Это были семидесятые годы, когда по улицам Ленинграда расхаживали в затертых джинсах прозападно настроенные девушки со странно выстриженными затылками и чубами, и юноши с невиданными (у нас в Ташкенте) хвостами на головах и серьгами в ушах.
И вдруг тут, на Центральном телеграфе, явно разговаривая по-французски, стоят двое молодых людей, по виду очень похожих на ташкентских мальчиков из интеллигентных еврейских семей. Один был брюнетом, другой – веснушчато-рыжим, в скромных клетчатых ковбойках и темных брюках. Моя подруга учила французский и могла связать на нем несколько предложений. Мы подошли, она предложила помочь, мальчики ужасно обрадовались, и с полчаса мы довольно мило объяснялись по поводу коллекции советских марок (один из них, кажется, марки собирал). Наконец, французы расплатились, мы вышли из здания Центрального телеграфа и еще минут двадцать вместе шли по Невскому, пока не расстались. Я-то учила немецкий, и брюнет немного по-немецки говорил.

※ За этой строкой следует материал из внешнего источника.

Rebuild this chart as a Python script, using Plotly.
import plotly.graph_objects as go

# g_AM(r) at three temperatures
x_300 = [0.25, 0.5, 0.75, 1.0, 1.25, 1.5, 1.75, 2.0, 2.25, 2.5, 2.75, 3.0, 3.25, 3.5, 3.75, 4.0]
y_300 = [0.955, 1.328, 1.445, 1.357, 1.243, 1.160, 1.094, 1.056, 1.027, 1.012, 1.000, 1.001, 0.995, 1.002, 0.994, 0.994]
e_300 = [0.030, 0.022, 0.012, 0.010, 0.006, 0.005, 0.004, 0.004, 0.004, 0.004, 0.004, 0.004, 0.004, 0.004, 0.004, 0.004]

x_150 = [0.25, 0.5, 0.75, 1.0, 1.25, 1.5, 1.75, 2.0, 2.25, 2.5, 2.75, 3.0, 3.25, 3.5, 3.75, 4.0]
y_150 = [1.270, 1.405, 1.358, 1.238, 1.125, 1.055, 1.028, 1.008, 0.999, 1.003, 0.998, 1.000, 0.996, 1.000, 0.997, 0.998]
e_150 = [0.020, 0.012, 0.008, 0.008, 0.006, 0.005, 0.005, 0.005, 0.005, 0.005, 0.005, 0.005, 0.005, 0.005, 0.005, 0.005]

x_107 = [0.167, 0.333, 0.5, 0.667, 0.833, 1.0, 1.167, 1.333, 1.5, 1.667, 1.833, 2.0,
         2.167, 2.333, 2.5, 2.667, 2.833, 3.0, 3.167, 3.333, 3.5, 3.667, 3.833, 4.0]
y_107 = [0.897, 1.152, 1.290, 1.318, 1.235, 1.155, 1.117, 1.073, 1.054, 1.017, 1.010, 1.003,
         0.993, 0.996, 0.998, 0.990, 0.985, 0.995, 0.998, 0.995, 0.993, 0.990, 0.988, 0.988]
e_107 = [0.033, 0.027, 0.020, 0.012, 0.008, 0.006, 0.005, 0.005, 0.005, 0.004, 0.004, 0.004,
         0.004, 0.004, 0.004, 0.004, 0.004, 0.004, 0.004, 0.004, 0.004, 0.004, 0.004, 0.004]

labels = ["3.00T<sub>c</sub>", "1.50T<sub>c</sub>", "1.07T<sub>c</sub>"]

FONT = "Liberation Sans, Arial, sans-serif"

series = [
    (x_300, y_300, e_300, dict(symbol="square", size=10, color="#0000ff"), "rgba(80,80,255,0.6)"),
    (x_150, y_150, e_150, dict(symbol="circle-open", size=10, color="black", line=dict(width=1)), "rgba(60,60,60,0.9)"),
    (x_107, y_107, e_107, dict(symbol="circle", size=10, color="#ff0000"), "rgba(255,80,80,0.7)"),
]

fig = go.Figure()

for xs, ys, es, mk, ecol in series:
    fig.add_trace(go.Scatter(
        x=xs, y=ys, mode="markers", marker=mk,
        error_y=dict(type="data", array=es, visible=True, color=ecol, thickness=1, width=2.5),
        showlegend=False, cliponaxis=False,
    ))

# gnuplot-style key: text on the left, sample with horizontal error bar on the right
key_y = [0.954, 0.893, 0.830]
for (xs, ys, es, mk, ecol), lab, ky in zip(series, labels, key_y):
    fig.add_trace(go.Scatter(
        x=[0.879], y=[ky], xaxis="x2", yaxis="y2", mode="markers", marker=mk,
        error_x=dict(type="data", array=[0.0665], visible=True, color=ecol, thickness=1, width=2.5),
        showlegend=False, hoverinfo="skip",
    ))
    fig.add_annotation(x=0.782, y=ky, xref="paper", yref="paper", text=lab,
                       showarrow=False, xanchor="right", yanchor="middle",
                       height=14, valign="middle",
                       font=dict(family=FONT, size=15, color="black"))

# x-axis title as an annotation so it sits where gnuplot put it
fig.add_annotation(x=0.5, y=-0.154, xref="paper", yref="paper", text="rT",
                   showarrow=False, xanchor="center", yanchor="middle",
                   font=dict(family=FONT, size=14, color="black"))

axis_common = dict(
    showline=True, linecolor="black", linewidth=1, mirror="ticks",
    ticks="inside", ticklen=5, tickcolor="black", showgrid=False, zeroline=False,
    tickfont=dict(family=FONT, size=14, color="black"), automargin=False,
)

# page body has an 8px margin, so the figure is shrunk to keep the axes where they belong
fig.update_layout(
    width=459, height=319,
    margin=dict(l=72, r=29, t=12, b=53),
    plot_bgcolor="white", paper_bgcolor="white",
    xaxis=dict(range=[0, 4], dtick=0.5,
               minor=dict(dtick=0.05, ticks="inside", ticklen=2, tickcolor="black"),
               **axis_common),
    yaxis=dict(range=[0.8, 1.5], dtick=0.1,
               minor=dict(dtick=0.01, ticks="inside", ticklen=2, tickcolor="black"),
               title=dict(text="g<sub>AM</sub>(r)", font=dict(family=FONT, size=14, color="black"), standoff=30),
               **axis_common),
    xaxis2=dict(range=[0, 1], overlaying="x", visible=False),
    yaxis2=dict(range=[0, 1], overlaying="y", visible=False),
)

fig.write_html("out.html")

Так вот, за несколько минут мы выяснили уйму вещей, не стану перечислять – каких, это скучно. Только одно:
узнав, что мы – студентки консерватории, рыженький объявил, что ужасно любит Гершвина. Мы взвыли, потому, что именно месяца за два до того в Ташкент приезжала какая-то иностранная оперная труппа, привозила «Порги и Бесс». И вот, не сговариваясь, одновременно с французами мы напели «Колыбельную» – довольно чисто, к обоюдному восторгу.
– Откуда вы так хорошо знаете языки? – спросил один из них.
– Мы изучаем их в консерватории, – гордо ответила моя подруга, и тогда брюнет хлопнул рыжего по плечу и воскликнул: «Смотри-ка, Поль, у нас в консерватории учат игре на разных инструментах, а у них – иностранным языкам!»
Но я не об этом. Тогда меня просто потрясла синхронность нашего музыкального выбора, наших предпочтений и общего вкуса. Этот случай довольно долго влиял на мои убеждения, даже в зрелом возрасте, сообщая им заметный либерально-космополитический уклон.
Кстати, похожий случай со мной произошел недавно, в Германии, в Гамбурге. Мы с моим менеджером опаздывали на выступление и вынуждены были поймать такси. Водитель, пожилой сумрачный немец, молча вел машину, казалось, не слушая, как моя спутница пытается по ходу из окна машины демонстрировать мне красоты Гамбурга.
– А это – памятник Генриху Гейне, – слева действительно что-то промелькнуло.
Водитель, не поворачивая головы, сказал:
– Хайнрихь Хайне.
И тогда я, без особой задней мысли (перед выступлениями у меня вообще никаких мыслей не бывает), довольно элегично пробормотала то, что единственно помнила из школьной программы: «Ихь вайе нихьт, вас золь эс бедойтн, дас ихь зо траурихь бин…»
И вдруг водитель оживился, подхватил строчку, и мы дружно дочитали до конца Гейневскую «Лорелею»… Потом он сообщил, что за баранку такси сел недавно, с тех пор, как вышел на пенсию, а вообще-то он – оперный певец, правда, на небольших ролях, но пел и Ленского в «Евгении Онегине». На что я, обуреваемая родственными чувствами, сказала, что закончила консерваторию, и мы со стариком дружно спели арию Ленского, он по-немецки, я по-русски, – к потрясению менеджера (возможно, она даже задумалась – нельзя ли использовать меня на подмостках сцены еще и в таком качестве)…
Словом, вышло все очень трогательно. Но тогда мне уже было отнюдь не девятнадцать лет, и я вполне отдавала себе отчет в том, что любовь к музыке и сходные моменты биографий, конечно, роднят нас с этим пожилым немцем в чем-то уютно-малом, но не исключают наличия бесконечных жизненных плоскостей, в которых мы отдалены друг от друга на чудовищные расстояния…
Почему? Да потому, что на жизнь каждого человека, будь он хоть трижды раскосмополит, все же оказывает влияние такая штука: национальная самоидентификация.
От себя убежать трудно.
Один мой знакомый в застойных семидесятых работал на Таймыре одновременно в двух строительных конторах: русской и еврейской. И в той и в другой шарашили диссиденты, скрывавшиеся в глуши от властей. В первой шарашке – политические, во второй – сионисты.
– Знаешь, в каком пункте проявляется разность ментальностей? – рассказывал он. – В выпивке. Когда гуляли в русской шарашке, выпивка шла по следующему сценарию: первая стадия – ругали правительство. Вторая стадия – выясняли: кто кого уважает. Третья стадия – говорили о Боге.